Given instruction
Extract the lines of the material below, beginning with the first and ending with the line that holds "16.3, 16.3, 16.3]". Skip every picture.

Available data
########

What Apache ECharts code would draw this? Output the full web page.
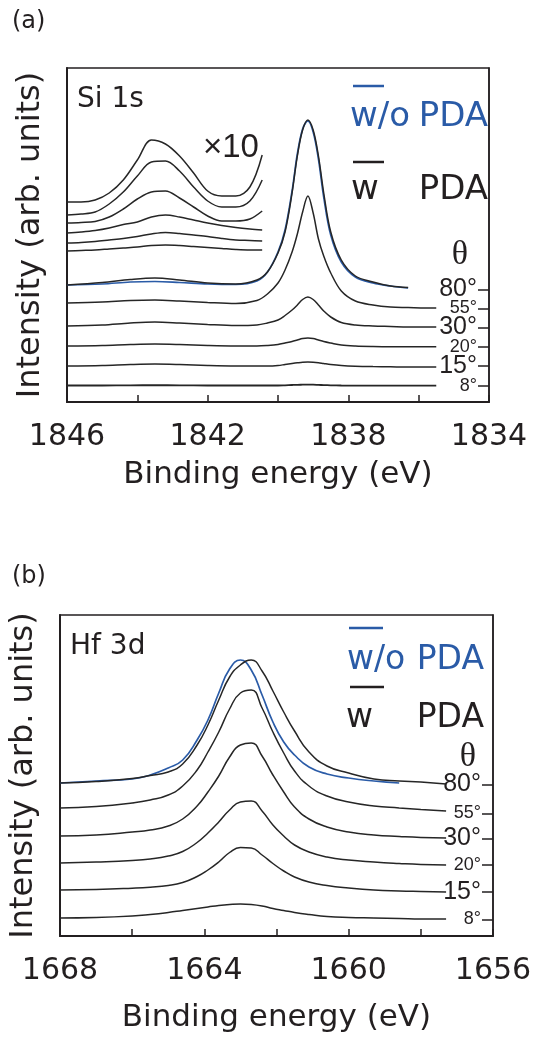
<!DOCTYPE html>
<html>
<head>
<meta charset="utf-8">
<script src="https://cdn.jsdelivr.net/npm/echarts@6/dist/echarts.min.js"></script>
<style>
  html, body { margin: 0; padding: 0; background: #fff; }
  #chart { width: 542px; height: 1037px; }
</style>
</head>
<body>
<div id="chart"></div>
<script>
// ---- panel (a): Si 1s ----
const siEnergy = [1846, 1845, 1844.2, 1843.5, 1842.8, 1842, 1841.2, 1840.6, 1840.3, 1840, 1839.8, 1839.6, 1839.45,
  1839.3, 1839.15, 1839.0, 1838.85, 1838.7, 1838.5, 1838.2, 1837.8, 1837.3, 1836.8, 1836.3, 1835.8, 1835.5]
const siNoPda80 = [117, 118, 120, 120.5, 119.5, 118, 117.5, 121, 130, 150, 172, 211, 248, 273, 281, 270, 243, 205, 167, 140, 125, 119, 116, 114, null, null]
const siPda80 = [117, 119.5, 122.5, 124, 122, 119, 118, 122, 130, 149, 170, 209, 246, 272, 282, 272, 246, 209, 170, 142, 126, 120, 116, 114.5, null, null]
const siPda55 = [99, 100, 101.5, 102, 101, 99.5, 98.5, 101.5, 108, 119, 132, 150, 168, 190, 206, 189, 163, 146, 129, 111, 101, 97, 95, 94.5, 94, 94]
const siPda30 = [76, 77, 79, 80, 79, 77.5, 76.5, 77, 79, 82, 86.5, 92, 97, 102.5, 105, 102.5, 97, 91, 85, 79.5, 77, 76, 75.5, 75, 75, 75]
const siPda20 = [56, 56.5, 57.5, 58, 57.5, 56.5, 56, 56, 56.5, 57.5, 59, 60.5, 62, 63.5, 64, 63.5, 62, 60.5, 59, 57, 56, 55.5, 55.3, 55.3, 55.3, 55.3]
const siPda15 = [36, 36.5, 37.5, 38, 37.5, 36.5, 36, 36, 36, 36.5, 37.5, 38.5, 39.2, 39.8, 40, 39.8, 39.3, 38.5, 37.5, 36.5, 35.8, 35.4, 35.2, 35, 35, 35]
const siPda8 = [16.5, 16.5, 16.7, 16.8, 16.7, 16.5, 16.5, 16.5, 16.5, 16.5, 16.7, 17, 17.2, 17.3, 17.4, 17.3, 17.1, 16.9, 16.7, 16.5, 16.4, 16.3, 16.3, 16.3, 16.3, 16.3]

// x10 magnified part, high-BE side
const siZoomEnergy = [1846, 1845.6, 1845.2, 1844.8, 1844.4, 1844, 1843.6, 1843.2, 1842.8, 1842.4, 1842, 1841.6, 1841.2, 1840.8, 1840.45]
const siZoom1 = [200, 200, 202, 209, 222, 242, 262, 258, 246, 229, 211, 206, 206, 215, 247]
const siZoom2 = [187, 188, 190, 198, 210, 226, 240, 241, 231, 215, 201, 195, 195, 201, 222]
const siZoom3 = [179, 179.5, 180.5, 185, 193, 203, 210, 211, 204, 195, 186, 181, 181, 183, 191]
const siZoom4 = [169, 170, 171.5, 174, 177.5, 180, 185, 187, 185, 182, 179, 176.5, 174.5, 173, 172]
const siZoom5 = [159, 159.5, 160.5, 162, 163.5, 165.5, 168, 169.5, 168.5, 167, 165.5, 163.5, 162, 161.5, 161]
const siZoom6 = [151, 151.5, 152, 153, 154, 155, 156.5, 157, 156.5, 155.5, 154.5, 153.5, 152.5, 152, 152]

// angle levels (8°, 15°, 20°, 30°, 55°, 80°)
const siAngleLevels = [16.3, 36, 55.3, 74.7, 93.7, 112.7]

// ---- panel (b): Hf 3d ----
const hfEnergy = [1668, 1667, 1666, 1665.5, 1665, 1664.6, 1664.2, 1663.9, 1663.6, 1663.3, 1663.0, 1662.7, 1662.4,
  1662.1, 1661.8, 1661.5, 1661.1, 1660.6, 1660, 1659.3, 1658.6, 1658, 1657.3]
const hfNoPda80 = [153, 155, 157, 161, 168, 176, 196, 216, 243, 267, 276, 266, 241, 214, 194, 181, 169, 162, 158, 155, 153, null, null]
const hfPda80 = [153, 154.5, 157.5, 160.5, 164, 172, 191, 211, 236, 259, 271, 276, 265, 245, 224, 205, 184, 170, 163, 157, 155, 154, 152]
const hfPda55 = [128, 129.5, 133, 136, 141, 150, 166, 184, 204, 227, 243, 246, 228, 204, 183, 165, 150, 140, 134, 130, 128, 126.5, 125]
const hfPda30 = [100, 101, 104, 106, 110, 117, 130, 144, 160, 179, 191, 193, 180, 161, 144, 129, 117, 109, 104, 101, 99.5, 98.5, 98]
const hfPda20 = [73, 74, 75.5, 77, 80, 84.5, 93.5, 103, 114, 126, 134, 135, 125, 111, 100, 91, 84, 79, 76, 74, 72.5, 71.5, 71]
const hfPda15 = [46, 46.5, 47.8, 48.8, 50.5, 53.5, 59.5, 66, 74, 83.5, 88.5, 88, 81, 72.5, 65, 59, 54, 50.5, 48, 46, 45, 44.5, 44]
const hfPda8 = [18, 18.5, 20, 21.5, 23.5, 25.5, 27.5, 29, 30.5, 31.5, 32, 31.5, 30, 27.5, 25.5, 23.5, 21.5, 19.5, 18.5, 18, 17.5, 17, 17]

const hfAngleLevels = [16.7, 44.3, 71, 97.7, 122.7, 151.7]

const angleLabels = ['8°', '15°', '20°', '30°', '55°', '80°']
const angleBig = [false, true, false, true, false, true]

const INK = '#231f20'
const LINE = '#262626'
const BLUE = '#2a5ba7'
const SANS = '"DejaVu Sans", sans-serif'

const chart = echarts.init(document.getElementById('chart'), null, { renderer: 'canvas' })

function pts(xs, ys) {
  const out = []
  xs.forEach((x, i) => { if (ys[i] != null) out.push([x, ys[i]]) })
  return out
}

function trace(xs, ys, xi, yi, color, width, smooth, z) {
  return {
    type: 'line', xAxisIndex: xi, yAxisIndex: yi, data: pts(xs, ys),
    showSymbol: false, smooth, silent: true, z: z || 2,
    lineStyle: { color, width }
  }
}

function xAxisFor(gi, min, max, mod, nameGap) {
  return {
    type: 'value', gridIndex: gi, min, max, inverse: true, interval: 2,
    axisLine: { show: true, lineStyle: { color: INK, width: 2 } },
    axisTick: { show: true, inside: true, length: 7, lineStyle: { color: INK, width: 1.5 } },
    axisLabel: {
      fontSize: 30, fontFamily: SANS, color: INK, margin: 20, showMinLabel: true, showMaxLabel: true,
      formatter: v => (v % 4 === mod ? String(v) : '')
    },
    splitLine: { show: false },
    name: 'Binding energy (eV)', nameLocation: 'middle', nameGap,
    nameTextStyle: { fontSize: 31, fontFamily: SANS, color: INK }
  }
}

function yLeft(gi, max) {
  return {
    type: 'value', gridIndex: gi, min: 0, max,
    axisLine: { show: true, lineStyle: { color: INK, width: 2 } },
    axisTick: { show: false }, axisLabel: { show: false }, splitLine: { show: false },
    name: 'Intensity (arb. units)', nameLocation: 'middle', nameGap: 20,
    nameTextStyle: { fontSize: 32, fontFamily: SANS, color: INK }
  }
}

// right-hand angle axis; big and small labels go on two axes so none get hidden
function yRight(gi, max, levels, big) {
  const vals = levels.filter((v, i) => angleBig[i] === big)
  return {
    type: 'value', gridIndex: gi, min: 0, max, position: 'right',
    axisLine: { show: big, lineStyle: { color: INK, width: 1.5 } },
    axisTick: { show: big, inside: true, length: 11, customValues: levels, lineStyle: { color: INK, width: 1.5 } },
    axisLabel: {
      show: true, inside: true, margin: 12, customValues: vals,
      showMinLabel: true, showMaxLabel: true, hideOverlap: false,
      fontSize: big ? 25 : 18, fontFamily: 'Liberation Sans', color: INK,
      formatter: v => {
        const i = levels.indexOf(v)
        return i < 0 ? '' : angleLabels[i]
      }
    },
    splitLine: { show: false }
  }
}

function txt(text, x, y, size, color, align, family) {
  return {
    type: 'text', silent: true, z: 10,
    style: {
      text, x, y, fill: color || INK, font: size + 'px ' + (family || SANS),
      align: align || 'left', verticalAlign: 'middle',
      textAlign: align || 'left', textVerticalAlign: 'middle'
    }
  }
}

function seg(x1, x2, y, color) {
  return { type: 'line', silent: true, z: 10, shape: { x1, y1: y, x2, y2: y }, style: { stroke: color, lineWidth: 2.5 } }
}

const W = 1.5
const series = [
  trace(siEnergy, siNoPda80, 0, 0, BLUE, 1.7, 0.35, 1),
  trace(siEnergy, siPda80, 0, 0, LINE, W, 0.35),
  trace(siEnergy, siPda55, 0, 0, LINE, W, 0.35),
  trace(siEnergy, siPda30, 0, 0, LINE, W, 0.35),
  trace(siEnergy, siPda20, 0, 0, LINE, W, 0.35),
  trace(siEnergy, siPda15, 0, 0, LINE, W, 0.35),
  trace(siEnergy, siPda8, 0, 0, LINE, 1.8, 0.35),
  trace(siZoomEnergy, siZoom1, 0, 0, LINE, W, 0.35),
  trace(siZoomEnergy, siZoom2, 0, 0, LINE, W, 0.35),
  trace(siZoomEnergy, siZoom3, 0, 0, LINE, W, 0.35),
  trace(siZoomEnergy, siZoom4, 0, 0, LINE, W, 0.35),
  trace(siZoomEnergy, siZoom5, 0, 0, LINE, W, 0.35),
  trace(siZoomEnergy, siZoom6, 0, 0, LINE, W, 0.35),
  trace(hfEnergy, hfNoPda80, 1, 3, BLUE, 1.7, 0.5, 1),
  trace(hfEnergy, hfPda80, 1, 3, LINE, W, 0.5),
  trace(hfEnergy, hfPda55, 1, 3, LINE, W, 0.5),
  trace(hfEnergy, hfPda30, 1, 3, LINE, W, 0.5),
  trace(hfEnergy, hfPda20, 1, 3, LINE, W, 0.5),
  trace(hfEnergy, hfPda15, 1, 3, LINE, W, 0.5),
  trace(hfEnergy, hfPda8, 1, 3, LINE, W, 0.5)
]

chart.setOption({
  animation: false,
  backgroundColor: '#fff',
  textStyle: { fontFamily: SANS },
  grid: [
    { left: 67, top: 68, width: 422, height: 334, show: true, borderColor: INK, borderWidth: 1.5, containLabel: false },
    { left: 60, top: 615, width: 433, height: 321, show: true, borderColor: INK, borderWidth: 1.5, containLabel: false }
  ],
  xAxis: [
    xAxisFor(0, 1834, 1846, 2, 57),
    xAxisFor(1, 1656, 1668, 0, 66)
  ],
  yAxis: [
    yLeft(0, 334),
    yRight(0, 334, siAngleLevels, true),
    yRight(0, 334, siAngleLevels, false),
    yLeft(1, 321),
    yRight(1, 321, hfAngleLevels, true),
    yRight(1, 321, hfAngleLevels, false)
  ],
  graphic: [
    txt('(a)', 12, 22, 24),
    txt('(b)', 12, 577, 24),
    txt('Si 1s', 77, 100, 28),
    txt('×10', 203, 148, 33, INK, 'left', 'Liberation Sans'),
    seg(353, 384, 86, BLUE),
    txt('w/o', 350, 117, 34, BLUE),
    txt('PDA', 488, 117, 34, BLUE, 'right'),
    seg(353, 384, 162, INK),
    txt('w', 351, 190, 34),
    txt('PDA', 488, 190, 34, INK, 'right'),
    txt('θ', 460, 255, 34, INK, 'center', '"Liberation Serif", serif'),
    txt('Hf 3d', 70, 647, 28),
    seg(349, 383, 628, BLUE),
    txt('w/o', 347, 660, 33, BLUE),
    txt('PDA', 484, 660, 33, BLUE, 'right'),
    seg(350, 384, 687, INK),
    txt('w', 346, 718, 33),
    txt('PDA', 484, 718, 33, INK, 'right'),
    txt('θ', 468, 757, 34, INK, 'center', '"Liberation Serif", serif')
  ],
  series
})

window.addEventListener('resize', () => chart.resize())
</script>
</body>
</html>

########

Exercise result
What Apache ECharts code would draw this? Output the full web page.
<!DOCTYPE html>
<html>
<head>
<meta charset="utf-8">
<script src="https://cdn.jsdelivr.net/npm/echarts@6/dist/echarts.min.js"></script>
<style>
  html, body { margin: 0; padding: 0; background: #fff; }
  #chart { width: 542px; height: 1037px; }
</style>
</head>
<body>
<div id="chart"></div>
<script>
// ---- panel (a): Si 1s ----
const siEnergy = [1846, 1845, 1844.2, 1843.5, 1842.8, 1842, 1841.2, 1840.6, 1840.3, 1840, 1839.8, 1839.6, 1839.45,
  1839.3, 1839.15, 1839.0, 1838.85, 1838.7, 1838.5, 1838.2, 1837.8, 1837.3, 1836.8, 1836.3, 1835.8, 1835.5]
const siNoPda80 = [117, 118, 120, 120.5, 119.5, 118, 117.5, 121, 130, 150, 172, 211, 248, 273, 281, 270, 243, 205, 167, 140, 125, 119, 116, 114, null, null]
const siPda80 = [117, 119.5, 122.5, 124, 122, 119, 118, 122, 130, 149, 170, 209, 246, 272, 282, 272, 246, 209, 170, 142, 126, 120, 116, 114.5, null, null]
const siPda55 = [99, 100, 101.5, 102, 101, 99.5, 98.5, 101.5, 108, 119, 132, 150, 168, 190, 206, 189, 163, 146, 129, 111, 101, 97, 95, 94.5, 94, 94]
const siPda30 = [76, 77, 79, 80, 79, 77.5, 76.5, 77, 79, 82, 86.5, 92, 97, 102.5, 105, 102.5, 97, 91, 85, 79.5, 77, 76, 75.5, 75, 75, 75]
const siPda20 = [56, 56.5, 57.5, 58, 57.5, 56.5, 56, 56, 56.5, 57.5, 59, 60.5, 62, 63.5, 64, 63.5, 62, 60.5, 59, 57, 56, 55.5, 55.3, 55.3, 55.3, 55.3]
const siPda15 = [36, 36.5, 37.5, 38, 37.5, 36.5, 36, 36, 36, 36.5, 37.5, 38.5, 39.2, 39.8, 40, 39.8, 39.3, 38.5, 37.5, 36.5, 35.8, 35.4, 35.2, 35, 35, 35]
const siPda8 = [16.5, 16.5, 16.7, 16.8, 16.7, 16.5, 16.5, 16.5, 16.5, 16.5, 16.7, 17, 17.2, 17.3, 17.4, 17.3, 17.1, 16.9, 16.7, 16.5, 16.4, 16.3, 16.3, 16.3, 16.3, 16.3]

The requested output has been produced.